START Supplied data

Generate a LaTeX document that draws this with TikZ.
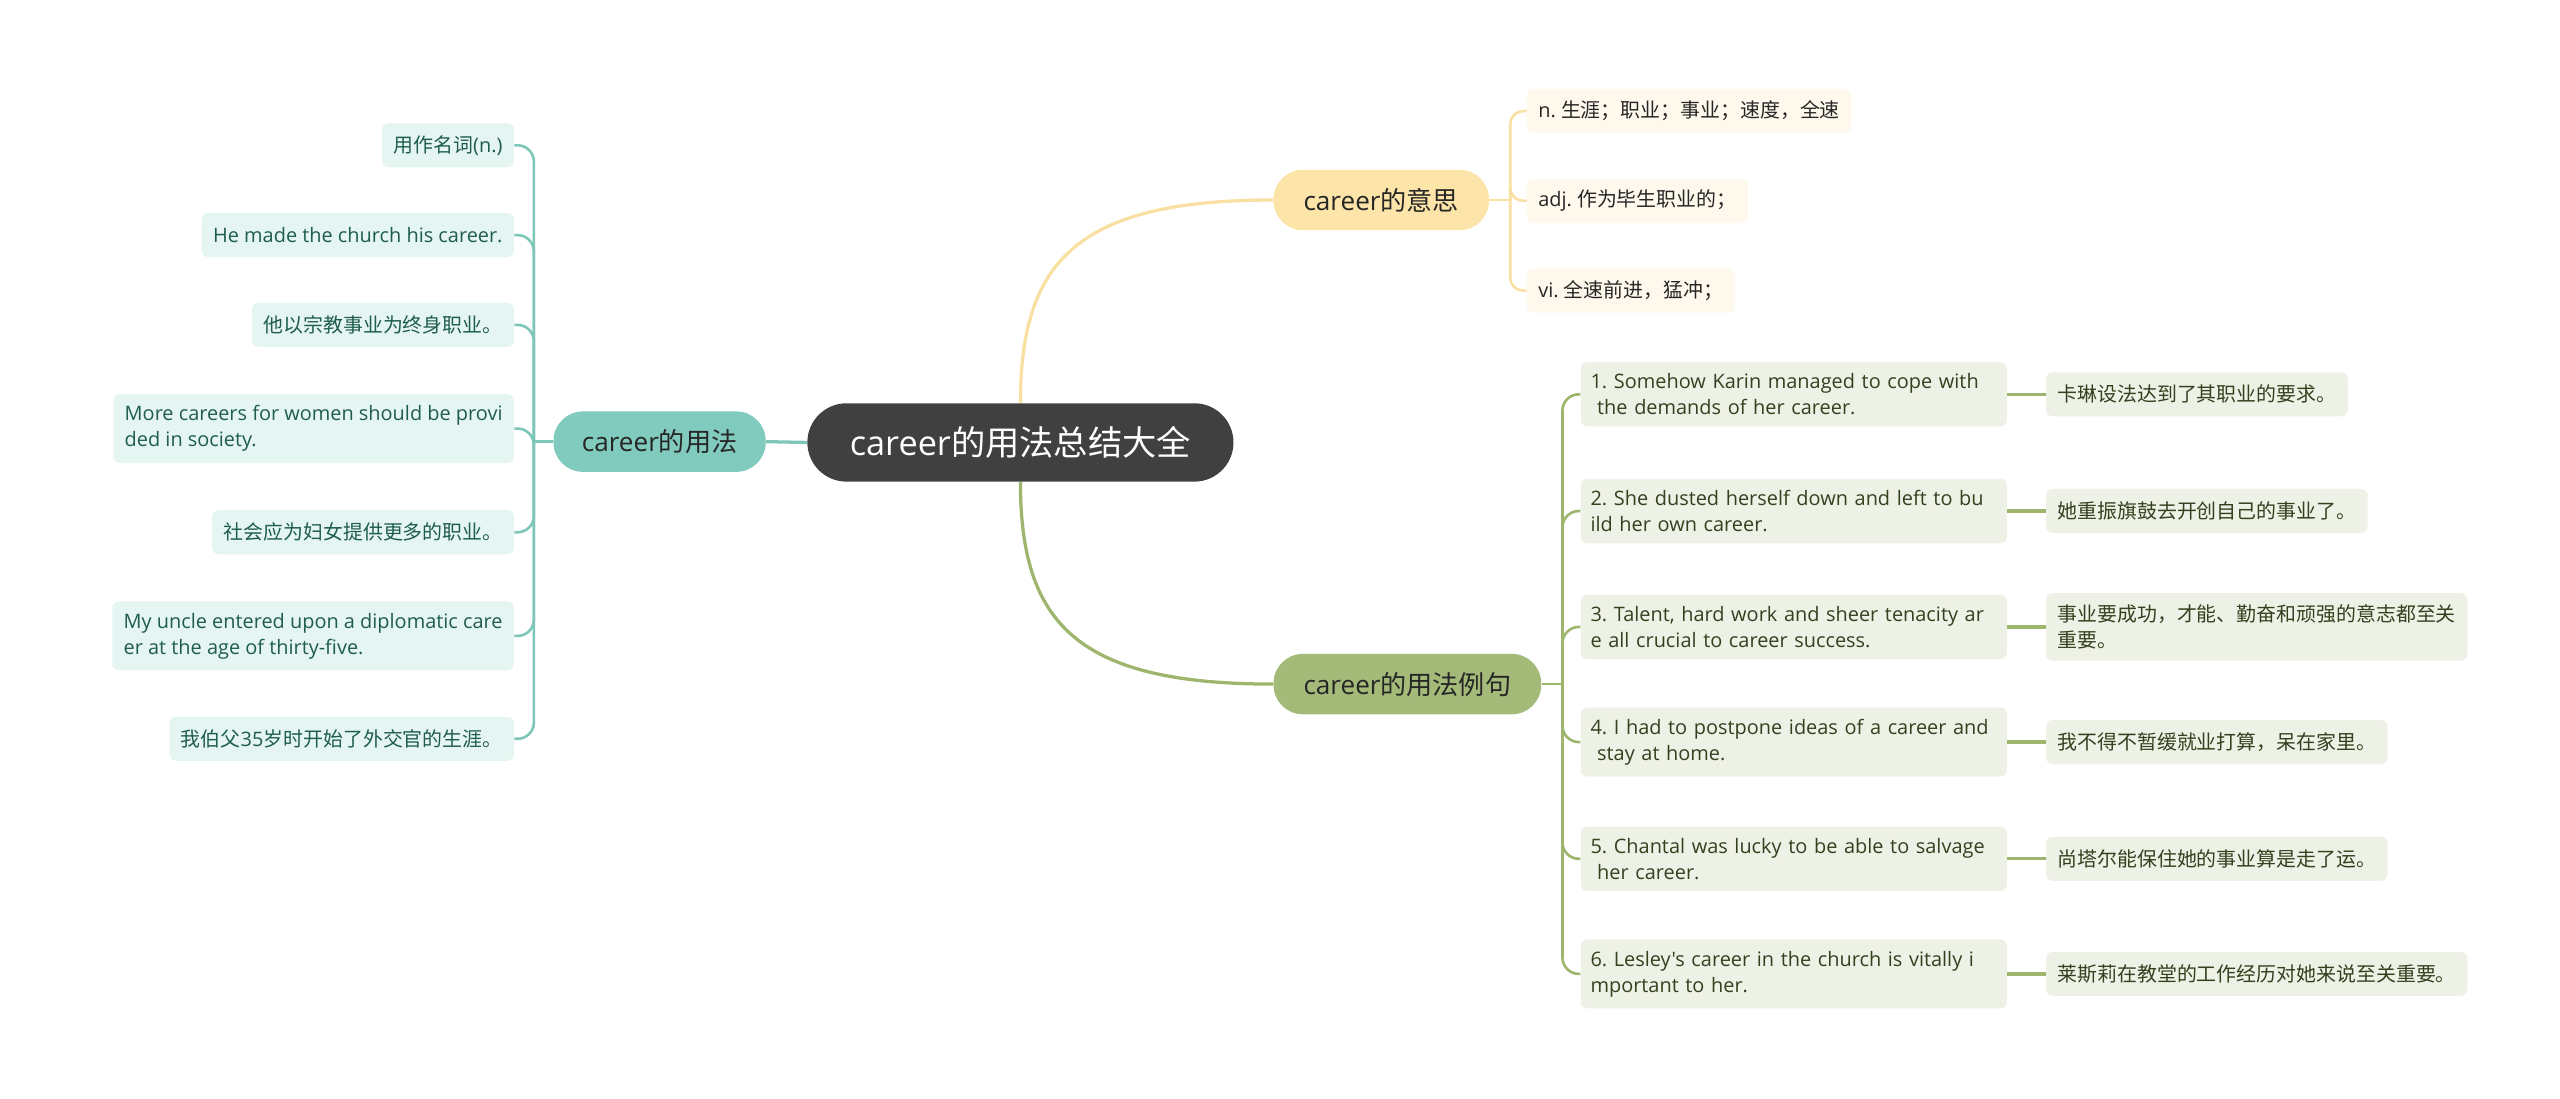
\documentclass[tikz,border=0pt]{standalone}
\usepackage{fontspec}
\setmainfont{Open Sans}[Ligatures=TeXOff]
\newfontfamily\cjkfont{Noto Sans CJK SC}
\chardef\cjkcls=10
\newcount\cjkc
\def\setcjkrange#1#2{\cjkc=#1 \loop \XeTeXcharclass\cjkc=\cjkcls \advance\cjkc by 1 \ifnum\cjkc<#2 \repeat}
\setcjkrange{"3000}{"3040}
\setcjkrange{"4E00}{"A000}
\setcjkrange{"FF00}{"FFF0}
\XeTeXinterchartoks 0 \cjkcls = {\cjkfont}
\XeTeXinterchartoks 4095 \cjkcls = {\cjkfont}
\XeTeXinterchartoks \cjkcls 0 = {\rmfamily}
\XeTeXinterchartoks \cjkcls 4095 = {\rmfamily}
\XeTeXinterchartokenstate=1
\frenchspacing
\definecolor{rootgray}{HTML}{404040}
\definecolor{usefill}{HTML}{80CBBD}
\definecolor{useleaf}{HTML}{E5F5F1}
\definecolor{useline}{HTML}{7EC7B8}
\definecolor{usetext}{HTML}{1F5C50}
\definecolor{meanfill}{HTML}{FDE4A8}
\definecolor{meanleaf}{HTML}{FEF9EC}
\definecolor{meanline}{HTML}{F9E0A2}
\definecolor{expfill}{HTML}{A4BA78}
\definecolor{expleaf}{HTML}{EEF1E5}
\definecolor{expline}{HTML}{9DB56C}
\definecolor{exptext}{HTML}{35401F}
\tikzset{
  rootnode/.style={fill=rootgray, text=white, rounded corners=24pt, minimum width=261pt, minimum height=48pt, font=\fontsize{21}{25}\selectfont},
  branchnode/.style={rounded corners=18pt, minimum height=37pt, inner xsep=0pt, font=\fontsize{16}{20}\selectfont},
  leafnode/.style={rounded corners=4pt, inner xsep=7pt, inner ysep=7pt, minimum height=27pt, align=left, font=\fontsize{12.2}{16}\selectfont},
  wire/.style={line width=1.6pt},
}
\begin{document}
\begin{tikzpicture}[x=1pt, y=-1pt]
\useasboundingbox (0,0) rectangle (1568,673);
\node[rootnode] (root) at (625,271) {career的用法总结大全};
\node[branchnode, fill=usefill, text=black!85, minimum width=130pt] (use) at (404,270.5) {career的用法};
\node[branchnode, fill=meanfill, text=black!85, minimum width=132pt] (mean) at (846,122.5) {career的意思};
\node[branchnode, fill=expfill, text=black!85, minimum width=164pt] (exm) at (862,419) {career的用法例句};
\coordinate (ju) at (327,270.5);
\coordinate (jm) at (925,122.5);
\coordinate (je) at (957,419);
\draw[wire, useline, line width=2pt] (root.west) -- (use.east);
\draw[wire, meanline, line width=2pt] (root.north) .. controls +(0,-87) and +(-120,0) .. (mean.west);
\draw[wire, expline, line width=2pt] (root.south) .. controls +(0,87) and +(-120,0) .. (exm.west);
\draw[wire, useline] (use.west) -- (ju);
\draw[wire, meanline] (mean.east) -- (jm);
\draw[wire, expline] (exm.east) -- (je);
\foreach \i / \y / \txt in {1/89/{用作名词(n.)}, 2/144/{He made the church his career.}, 3/199/{他以宗教事业为终身职业。}, 4/262.5/{More careers for women should be provi\\ded in society.}, 5/326/{社会应为妇女提供更多的职业。}, 6/389.5/{My uncle entered upon a diplomatic care\\er at the age of thirty-five.}, 7/452.5/{我伯父35岁时开始了外交官的生涯。}} {
  \node[leafnode, fill=useleaf, text=usetext, anchor=east] (u\i) at (315,\y) {\txt};
  \draw[wire, useline, rounded corners=10pt] (ju) |- (u\i.east);
}
\foreach \i / \y / \txt in {1/68/{n. 生涯；职业；事业；速度，全速}, 2/123/{adj. 作为毕生职业的；}, 3/178/{vi. 全速前进，猛冲；}} {
  \node[leafnode, fill=meanleaf, text=black!85, anchor=west] (m\i) at (935,\y) {\txt};
  \draw[wire, meanline, rounded corners=8pt] (jm) |- (m\i.west);
}
\foreach \i / \y / \txt / \zh in {1/241.5/{1. Somehow Karin managed to cope with\\\ the demands of her career.}/{卡琳设法达到了其职业的要求。}, 2/313/{2. She dusted herself down and left to bu\\ild her own career.}/{她重振旗鼓去开创自己的事业了。}, 3/384/{3. Talent, hard work and sheer tenacity ar\\e all crucial to career success.}/{事业要成功，才能、勤奋和顽强的意志都至关\\重要。}, 4/454.5/{4. I had to postpone ideas of a career and\\\ stay at home.}/{我不得不暂缓就业打算，呆在家里。}, 5/526/{5. Chantal was lucky to be able to salvage\\\ her career.}/{尚塔尔能保住她的事业算是走了运。}, 6/596.5/{6. Lesley's career in the church is vitally i\\mportant to her.}/{莱斯莉在教堂的工作经历对她来说至关重要。}} {
  \node[leafnode, fill=expleaf, text=exptext, anchor=west, inner xsep=6pt, text width=249pt] (s\i) at (968,\y) {\txt};
  \node[leafnode, fill=expleaf, text=exptext, anchor=west] (t\i) at (1253,\y) {\zh};
  \draw[wire, expline, rounded corners=10pt] (je) |- (s\i.west);
  \draw[wire, expline, line width=2pt] (s\i.east) -- (t\i.west);
}
\end{tikzpicture}
\end{document}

END Supplied data

→ **Work to be completed**
Copy the listing over exactly, skipping the pictures it holds.

→ **Response**
Generate a LaTeX document that draws this with TikZ.
\documentclass[tikz,border=0pt]{standalone}
\usepackage{fontspec}
\setmainfont{Open Sans}[Ligatures=TeXOff]
\newfontfamily\cjkfont{Noto Sans CJK SC}
\chardef\cjkcls=10
\newcount\cjkc
\def\setcjkrange#1#2{\cjkc=#1 \loop \XeTeXcharclass\cjkc=\cjkcls \advance\cjkc by 1 \ifnum\cjkc<#2 \repeat}
\setcjkrange{"3000}{"3040}
\setcjkrange{"4E00}{"A000}
\setcjkrange{"FF00}{"FFF0}
\XeTeXinterchartoks 0 \cjkcls = {\cjkfont}
\XeTeXinterchartoks 4095 \cjkcls = {\cjkfont}
\XeTeXinterchartoks \cjkcls 0 = {\rmfamily}
\XeTeXinterchartoks \cjkcls 4095 = {\rmfamily}
\XeTeXinterchartokenstate=1
\frenchspacing
\definecolor{rootgray}{HTML}{404040}
\definecolor{usefill}{HTML}{80CBBD}
\definecolor{useleaf}{HTML}{E5F5F1}
\definecolor{useline}{HTML}{7EC7B8}
\definecolor{usetext}{HTML}{1F5C50}
\definecolor{meanfill}{HTML}{FDE4A8}
\definecolor{meanleaf}{HTML}{FEF9EC}
\definecolor{meanline}{HTML}{F9E0A2}
\definecolor{expfill}{HTML}{A4BA78}
\definecolor{expleaf}{HTML}{EEF1E5}
\definecolor{expline}{HTML}{9DB56C}
\definecolor{exptext}{HTML}{35401F}
\tikzset{
  rootnode/.style={fill=rootgray, text=white, rounded corners=24pt, minimum width=261pt, minimum height=48pt, font=\fontsize{21}{25}\selectfont},
  branchnode/.style={rounded corners=18pt, minimum height=37pt, inner xsep=0pt, font=\fontsize{16}{20}\selectfont},
  leafnode/.style={rounded corners=4pt, inner xsep=7pt, inner ysep=7pt, minimum height=27pt, align=left, font=\fontsize{12.2}{16}\selectfont},
  wire/.style={line width=1.6pt},
}
\begin{document}
\begin{tikzpicture}[x=1pt, y=-1pt]
\useasboundingbox (0,0) rectangle (1568,673);
\node[rootnode] (root) at (625,271) {career的用法总结大全};
\node[branchnode, fill=usefill, text=black!85, minimum width=130pt] (use) at (404,270.5) {career的用法};
\node[branchnode, fill=meanfill, text=black!85, minimum width=132pt] (mean) at (846,122.5) {career的意思};
\node[branchnode, fill=expfill, text=black!85, minimum width=164pt] (exm) at (862,419) {career的用法例句};
\coordinate (ju) at (327,270.5);
\coordinate (jm) at (925,122.5);
\coordinate (je) at (957,419);
\draw[wire, useline, line width=2pt] (root.west) -- (use.east);
\draw[wire, meanline, line width=2pt] (root.north) .. controls +(0,-87) and +(-120,0) .. (mean.west);
\draw[wire, expline, line width=2pt] (root.south) .. controls +(0,87) and +(-120,0) .. (exm.west);
\draw[wire, useline] (use.west) -- (ju);
\draw[wire, meanline] (mean.east) -- (jm);
\draw[wire, expline] (exm.east) -- (je);
\foreach \i / \y / \txt in {1/89/{用作名词(n.)}, 2/144/{He made the church his career.}, 3/199/{他以宗教事业为终身职业。}, 4/262.5/{More careers for women should be provi\\ded in society.}, 5/326/{社会应为妇女提供更多的职业。}, 6/389.5/{My uncle entered upon a diplomatic care\\er at the age of thirty-five.}, 7/452.5/{我伯父35岁时开始了外交官的生涯。}} {
  \node[leafnode, fill=useleaf, text=usetext, anchor=east] (u\i) at (315,\y) {\txt};
  \draw[wire, useline, rounded corners=10pt] (ju) |- (u\i.east);
}
\foreach \i / \y / \txt in {1/68/{n. 生涯；职业；事业；速度，全速}, 2/123/{adj. 作为毕生职业的；}, 3/178/{vi. 全速前进，猛冲；}} {
  \node[leafnode, fill=meanleaf, text=black!85, anchor=west] (m\i) at (935,\y) {\txt};
  \draw[wire, meanline, rounded corners=8pt] (jm) |- (m\i.west);
}
\foreach \i / \y / \txt / \zh in {1/241.5/{1. Somehow Karin managed to cope with\\\ the demands of her career.}/{卡琳设法达到了其职业的要求。}, 2/313/{2. She dusted herself down and left to bu\\ild her own career.}/{她重振旗鼓去开创自己的事业了。}, 3/384/{3. Talent, hard work and sheer tenacity ar\\e all crucial to career success.}/{事业要成功，才能、勤奋和顽强的意志都至关\\重要。}, 4/454.5/{4. I had to postpone ideas of a career and\\\ stay at home.}/{我不得不暂缓就业打算，呆在家里。}, 5/526/{5. Chantal was lucky to be able to salvage\\\ her career.}/{尚塔尔能保住她的事业算是走了运。}, 6/596.5/{6. Lesley's career in the church is vitally i\\mportant to her.}/{莱斯莉在教堂的工作经历对她来说至关重要。}} {
  \node[leafnode, fill=expleaf, text=exptext, anchor=west, inner xsep=6pt, text width=249pt] (s\i) at (968,\y) {\txt};
  \node[leafnode, fill=expleaf, text=exptext, anchor=west] (t\i) at (1253,\y) {\zh};
  \draw[wire, expline, rounded corners=10pt] (je) |- (s\i.west);
  \draw[wire, expline, line width=2pt] (s\i.east) -- (t\i.west);
}
\end{tikzpicture}
\end{document}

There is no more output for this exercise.